The practice of the Church of using balsam, as mentioned above, is very ancient, going back possibly to Apostolic times. (See Chrism.) The scarcity and high price of other perfumes has obliged the Latin Church to be content with balm alone in the mixture of holy chrism; but in the East, where the climate is more favorable than ours to the growth of these plants, the Church uses no less than thirty-six species of precious perfumes, according to the Euchologion, in the oil, which makes it an ointment of exquisite fragrance. The Latin Church does not insist on the quantity or the quality of the balsam to be used; any substance commonly known as a balsam may be utilized, and such a quantity as will give its odor to the oil is sufficient. This mingling of the balsam with the oil is intended to convey, by outward sign, the good odor of Christ, of whom it is written (Cantic., i, 3): “We will run after thee to the odor of thy ointments.” It typifies also the odor of good works, the thought which ought to inspire those who worthily receive the sacraments; and it symbolizes an innocent life and the gifts of the Holy Spirit.

The balsam is blessed by the bishop at the Mass which he solemnly celebrates on Holy Thursday and is poured into the oil after he has administered Holy Communion to the faithful. The cruet of balsam is brought by a subdeacon to the assistant priest, who in turn places it on a table in the sanctuary before the bishop. The latter blesses the balsam, reciting over it the three prayers found in the Roman Pontifical: he calls it the fragrant tear of dry bark—the oozing of a favored branch that gives us the priestly unction. Later he mixes the balsam with a little oil on a paten and pours it into the chrism with a suitable invocation: “May this mixture of liquors be to those who shall be anointed with it, a propitiation and a salutary protection for ever and ever. Amen.”
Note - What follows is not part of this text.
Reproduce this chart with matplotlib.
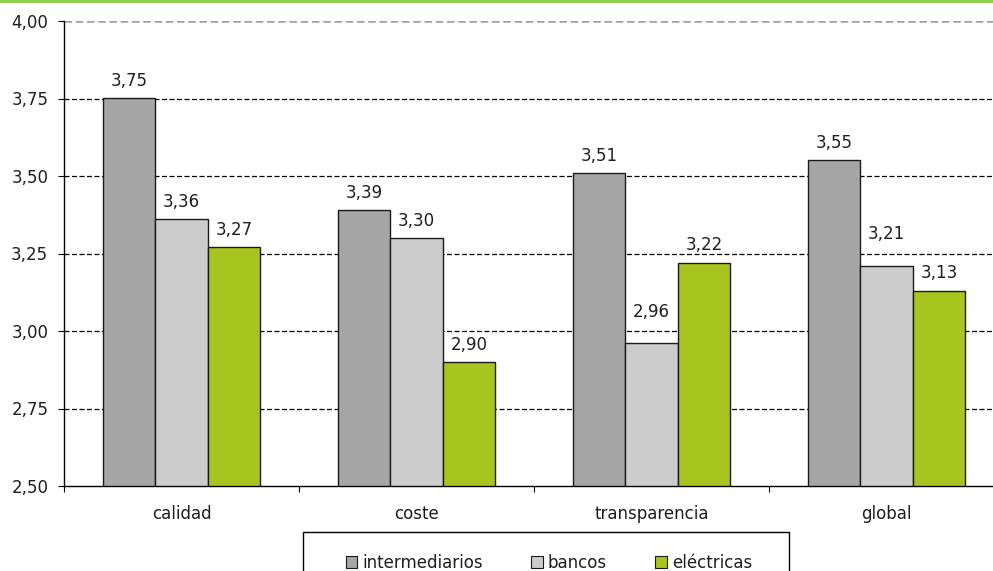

In the early ages the pope, without using any form, as appears from the Roman Ordines, poured the balsam into the oil, while still in the sacristy before Mass (Ordo Romanus, X, n. 3; P.L., LXXVIII, 1010), but the blessing took place after the Communion of the pope, and before that of the clergy and the faithful (Duchesne, Christian Worship, 2d Eng. ed., 305, 306, 467). According to the Gregorian Sacramentary (Muratori, ed., P.L., LXXVIII, 330), however, the pope mixes the balsam and oil during the Mass. In the Church of Soissons in France, at one time, the “Veni Creator” was sung before the mingling of the balsam and oil.